Tall girls, short boys: Using hormone therapy to shape children’s height to social norms
ANN ARBOR, MI—In the 1950s and 1960s, tall girls were coming up short in life. Viewed as unfeminine and less attractive to marriage suitors than shorter girls, many otherwise healthy tall girls were given estrogen treatment to stunt their growth.
While estrogen therapy today for tall girls is rare, its use to conform a child’s height to fit social norms may provide valuable insight into the present-day use of growth hormone treatment for healthy boys of short stature.
In a historical review in the current issue of the Archives of Pediatric and Adolescent Medicine, lead author and University of Michigan Health System Pediatric Endocrinologist Joyce Lee, M.D, MPH, explores the use of estrogen treatment during the past 50 years to illustrate how scientific knowledge continues to be created and applied to fit within prevailing societal and political beliefs.
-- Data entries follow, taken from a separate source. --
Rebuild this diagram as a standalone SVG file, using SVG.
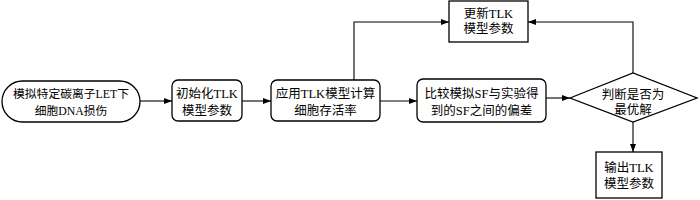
<svg xmlns="http://www.w3.org/2000/svg" width="700" height="200" viewBox="0 0 700 200">
<defs>
<marker id="ah" markerWidth="8" markerHeight="6" refX="8" refY="3" orient="auto" markerUnits="userSpaceOnUse">
<path d="M0,0 L8,3 L0,6 Z" fill="#000"/>
</marker>
<style>
.box{fill:#fff;stroke:#000;stroke-width:1.3}
.t{font-family:"Liberation Serif","Noto Sans CJK SC",serif;font-size:12.5px;fill:#000;text-anchor:middle}
.s{font-size:11.8px}
.c{fill:none;stroke:#000;stroke-width:1.1;marker-end:url(#ah)}
</style>
</defs>
<rect width="700" height="200" fill="#fff"/>
<g id="connectors">
<path class="c" d="M140,101 L172,101"/>
<path class="c" d="M242,101 L271,101"/>
<path class="c" d="M380,101 L417,101"/>
<path class="c" d="M546,98 L570,98"/>
<path class="c" d="M354,80 L354,22 L449,22"/>
<path class="c" d="M633,73 L633,22 L528,22"/>
<path class="c" d="M633,122 L633,152"/>
</g>
<g id="n1">
<rect class="box" x="2" y="81" width="138" height="41" rx="20.5"/>
<text class="t s" x="71" y="97.5">模拟特定碳离子LET下</text>
<text class="t s" x="71" y="114.5">细胞DNA损伤</text>
</g>
<g id="n2">
<rect class="box" x="172" y="80" width="70" height="41" rx="6"/>
<text class="t" x="207" y="97.5">初始化TLK</text>
<text class="t" x="207" y="114.5">模型参数</text>
</g>
<g id="n3">
<rect class="box" x="271" y="80" width="109" height="41" rx="6"/>
<text class="t" x="325.5" y="97.5">应用TLK模型计算</text>
<text class="t" x="325.5" y="114.5">细胞存活率</text>
</g>
<g id="n4">
<rect class="box" x="417" y="79" width="129" height="43" rx="6"/>
<text class="t" x="481.5" y="97.5">比较模拟SF与实验得</text>
<text class="t" x="481.5" y="114.5">到的SF之间的偏差</text>
</g>
<g id="n5">
<rect class="box" x="449" y="1" width="79" height="41"/>
<text class="t" x="488.5" y="17.5">更新TLK</text>
<text class="t" x="488.5" y="33">模型参数</text>
</g>
<g id="n6">
<path class="box" d="M570,98 L633,73 L697,98 L633,122 Z"/>
<text class="t" x="633" y="98.5">判断是否为</text>
<text class="t" x="633" y="113.5">最优解</text>
</g>
<g id="n7">
<rect class="box" x="596" y="152" width="66" height="46"/>
<text class="t" x="629" y="171.5">输出TLK</text>
<text class="t" x="629" y="187.5">模型参数</text>
</g>
</svg>
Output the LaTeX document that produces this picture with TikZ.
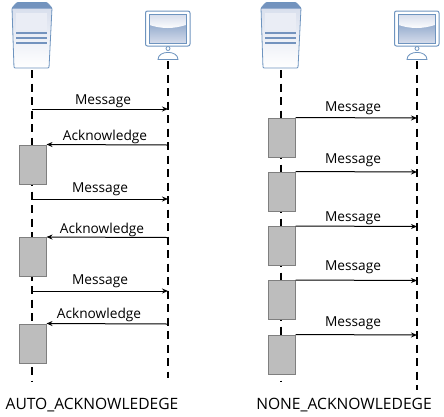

At its onset in the 1940s, estrogen therapy use to reduce height was limited to children at risk for tall stature due to acromegaly, a hormonal disorder that results when the pituitary gland produces excess growth hormone. Not too long after that, though, scientists began to wonder if the same therapy would prevent healthy, tall girls from becoming tall adults.
Why shouldn’t healthy tall girls be allowed to grow into tall adults? According to Lee, in the 1950s parents grew increasingly concerned with the social implications of their daughters being too tall, and worried they would have difficulty finding clothes that fit and even future employment as a flight attendant or ballet dancer.
The most commonly cited reason in scientific literature for reducing the height of tall girls, however, was social attractiveness.
” Since tall girls usually become tall women, the biggest concern seemed to be that tall women would have a hard time fitting in, being comfortable in social situations, and, most importantly, finding a man to marry,” says Lee, a member of the Child Health Evaluation Research (CHEAR) Unit in the Division of General Pediatrics at U-M C.S. Mott Children’s Hospital.
Through the 1960s and 1970s, researchers began to take a closer look at the effects of estrogen therapy on a female’s growth, as well as her overall health. They noted positive effects of the therapy such as height reduction, and improvements in self-esteem and school performance. Treatment, however, had its downside. Many patients reported having nausea, headaches and weight gain, and there were more serious complications such as mild hypertension, benign breast disease and ovarian cysts.
Medical debate about its risk and effectiveness, combined with changing social culture in the 1970s and 1980s, slowed the use of estrogen therapy for tall girls. In a 1977 survey of the Lawson Wilkins Pediatric Endocrine Society, 50 percent of respondents treated tall girls with estrogen therapy. In 1999, a survey of the same endocrine society revealed that only 23 percent of the respondents treated tall girls in the past five years, and only 1 percent had treated more than five cases with estrogen therapy.
By 2003, growth hormone was approved by the U.S. Food and Drug Administration for treatment of short, but otherwise healthy children with idiopathic short stature. Although estrogen for tall stature and growth hormone for short stature are both used for altering height in children, Lee says there is one notable difference between the use of the two therapies: gender.
” While the treatment of tall stature with estrogen therapy was almost exclusively focused on girls, growth hormone treatment of healthy, short children occurs in twice as many boys as girls,” notes Lee. ” Growth hormone treatment of short boys could be considered the 21st century counterpart to estrogen treatment of tall girls, as society still expects that tall women should not date or marry short men.”
Lee says estrogen treatment, too, holds important implication for future use and study of growth hormone therapy to modify children’s height. ” We need to realize that scientific advances are always applied within a specific social context, and those societal norms and beliefs can greatly impact the work of practicing clinicians.”
Along with Lee, Joel D. Howell, M.D., Ph.D., with the U-M departments of Internal Medicine in the Health System, History in the College of Literature, Science & Arts, and Health Management and Policy in the School of Public Health, co-authored the study.
The study was funded by a National Institutes of Health Pediatric Health Services Research Grant.
Reference: Archives of Pediatric and Adolescent Medicine, October 2006, Vol. 160.